N. F.: Ja, an dieser Stelle kommen dann die Meinungsunterschiede.

Vielleicht wird das Gespräch doch noch zum Streitgespräch.

N. F.: Der Klimawandel ist ein Thema, das politisch, gesamtschweizerisch und international angegangen werden muss – und nicht einfach an der Einzelperson aufgehängt. Ich mag insbesondere bei so systemischen Fragen keine moralisierende Politik mit dem Zeigefinger.

S. M.: Und ich glaube, wenn es uns gelingt, eine grüne und grünliberale Zukunftsvision aufzuzeigen, können wir das schaffen.
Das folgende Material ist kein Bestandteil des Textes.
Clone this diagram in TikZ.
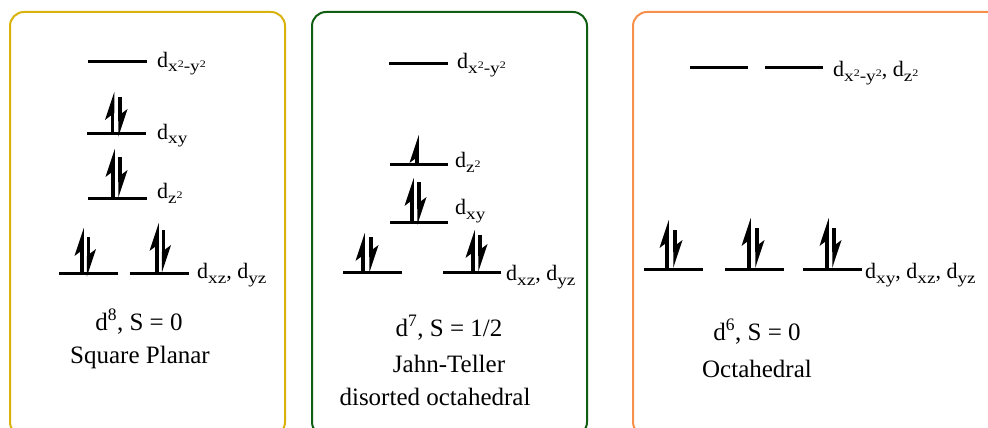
\documentclass[tikz,border=0pt]{standalone}
\usepackage{fontspec}
\usepackage{graphicx}
\setmainfont{Liberation Serif}
\definecolor{boxyellow}{HTML}{D9B20C}
\definecolor{boxgreen}{HTML}{0F5E12}
\definecolor{boxorange}{HTML}{F7904A}
\newcommand\sbs[1]{\raisebox{-5pt}{\scalebox{1.2}[1]{\fontsize{16}{16}\selectfont #1}}}
\newcommand\sqr{\raisebox{5pt}{\fontsize{10}{10}\selectfont 2}}
% up spin: x, base y, tip y
\newcommand\upspin[3]{%
  \fill (#1-1.75,#2) rectangle (#1+1.75,#3+16);
  \fill (#1+1.75,#3) -- (#1-7.5,#3+28) -- (#1+1.75,#3+21) -- cycle;}
% down spin: x, top y, tip y
\newcommand\downspin[3]{%
  \fill (#1-1.75,#2) rectangle (#1+1.75,#3-16);
  \fill (#1-1.75,#3) -- (#1+7.5,#3-28) -- (#1-1.75,#3-21) -- cycle;}
\begin{document}
\begin{tikzpicture}[x=1pt,y=-1pt,
  lvl/.style={line width=3pt},
  panel/.style={line width=2pt,rounded corners=14pt},
  lab/.style={anchor=base west,inner sep=0pt,font=\fontsize{22}{26}\selectfont},
  captext/.style={anchor=base,inner sep=0pt,font=\fontsize{25}{30}\selectfont}]
\useasboundingbox (0,0) rectangle (988,428);
\clip (0,0) rectangle (988,428);
\fill[white] (0,0) rectangle (988,428);
% panels
\draw[panel,boxyellow] (10,12) rectangle (285,436);
\draw[panel,boxgreen] (312,12) rectangle (587,436);
\draw[panel,boxorange] (633,12) rectangle (1010,436);

% ---------- Square planar ----------
\draw[lvl] (88,62) -- (147,62);
\draw[lvl] (87,133) -- (146,133);
\draw[lvl] (88,198) -- (147,198);
\draw[lvl] (59,273) -- (118,273);
\draw[lvl] (130,273) -- (189,273);
\upspin{112.5}{133}{92}\downspin{120}{97}{137}
\upspin{113}{198}{149}\downspin{120}{157}{198}
\upspin{82}{273}{228}\downspin{88.5}{237}{277}
\upspin{157}{273}{223}\downspin{163.5}{230}{273}
\node[lab] (sp1) at (157,67) {d\sbs{x\sqr-y\sqr}};
\node[lab] (sp2) at (157,139) {d\sbs{xy}};
\node[lab] (sp3) at (157,198) {d\sbs{z\sqr}};
\node[lab] (sp4) at (197,278) {d\sbs{xz}, d\sbs{yz}};
\node[captext] (spc1) at (139,330) {d\textsuperscript{8}, S = 0};
\node[captext] (spc2) at (140,363) {Square Planar};

% ---------- Jahn-Teller ----------
\draw[lvl] (389,64) -- (448,64);
\draw[lvl] (390,164) -- (448,164);
\draw[lvl] (390,222) -- (448,222);
\draw[lvl] (343,272) -- (402,272);
\draw[lvl] (443,272) -- (501,272);
\upspin{417}{164}{135}
\upspin{412}{222}{178}\downspin{419}{182}{225}
\upspin{363}{272}{233}\downspin{371}{237}{273}
\upspin{473}{272}{230}\downspin{480}{235}{272}
\node[lab] (jt1) at (457,69) {d\sbs{x\sqr-y\sqr}};
\node[lab] (jt2) at (455,167) {d\sbs{z\sqr}};
\node[lab] (jt3) at (455,214) {d\sbs{xy}};
\node[lab] (jt4) at (506,280) {d\sbs{xz}, d\sbs{yz}};
\node[captext] (jtc1) at (449,336) {d\textsuperscript{7}, S = 1/2};
\node[captext] (jtc2) at (449,372) {Jahn-Teller};
\node[captext] (jtc3) at (435,405) {disorted octahedral};

% ---------- Octahedral ----------
\draw[lvl] (690,68) -- (748,68);
\draw[lvl] (765,68) -- (823,68);
\draw[lvl] (644,269) -- (703,269);
\draw[lvl] (725,269) -- (784,269);
\draw[lvl] (803,269) -- (862,269);
\upspin{667}{269}{220}\downspin{675}{230}{268}
\upspin{749}{269}{218}\downspin{757}{228}{268}
\upspin{827}{269}{218}\downspin{834}{228}{268}
\node[lab] (oh1) at (833,77) {d\sbs{x\sqr-y\sqr}, d\sbs{z\sqr}};
\node[lab] (oh2) at (865,278) {d\sbs{xy}, d\sbs{xz}, d\sbs{yz}};
\node[captext] (ohc1) at (757,340) {d\textsuperscript{6}, S = 0};
\node[captext] (ohc2) at (757,377) {Octahedral};
\end{tikzpicture}
\end{document}
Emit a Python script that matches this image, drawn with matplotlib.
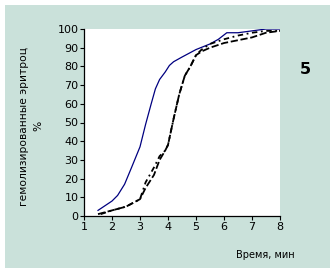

Man muss sich mal vorstellen, wie unsere Städte aussähen, wenn wir je 50 Prozent der Wähler:innen hätten: Velofreundlich, voll mit Bäumen, Kinderkrippen, Cafes, fröhlichen Menschen, zahlbaren Wohnungen, …

N. F.:  Wir Grünen und Grünliberalen haben den Ruf, Spassfeinde zu sein, dabei wäre eine klimafreundliche Utopie und ein nachhaltiges Lebensgefühl ja eigentlich das Gegenteil von spassfeindlich.  

S. M.: Nicht Utopie, sondern Vision! Für Visionen bekommt man das Geld für die notwendigen Investitionen, für Utopien wird man ausgelacht. 

N. F.: Jetzt bist du zum Abschluss deiner Amtszeit sehr schnell zum Kapitalisten mutiert!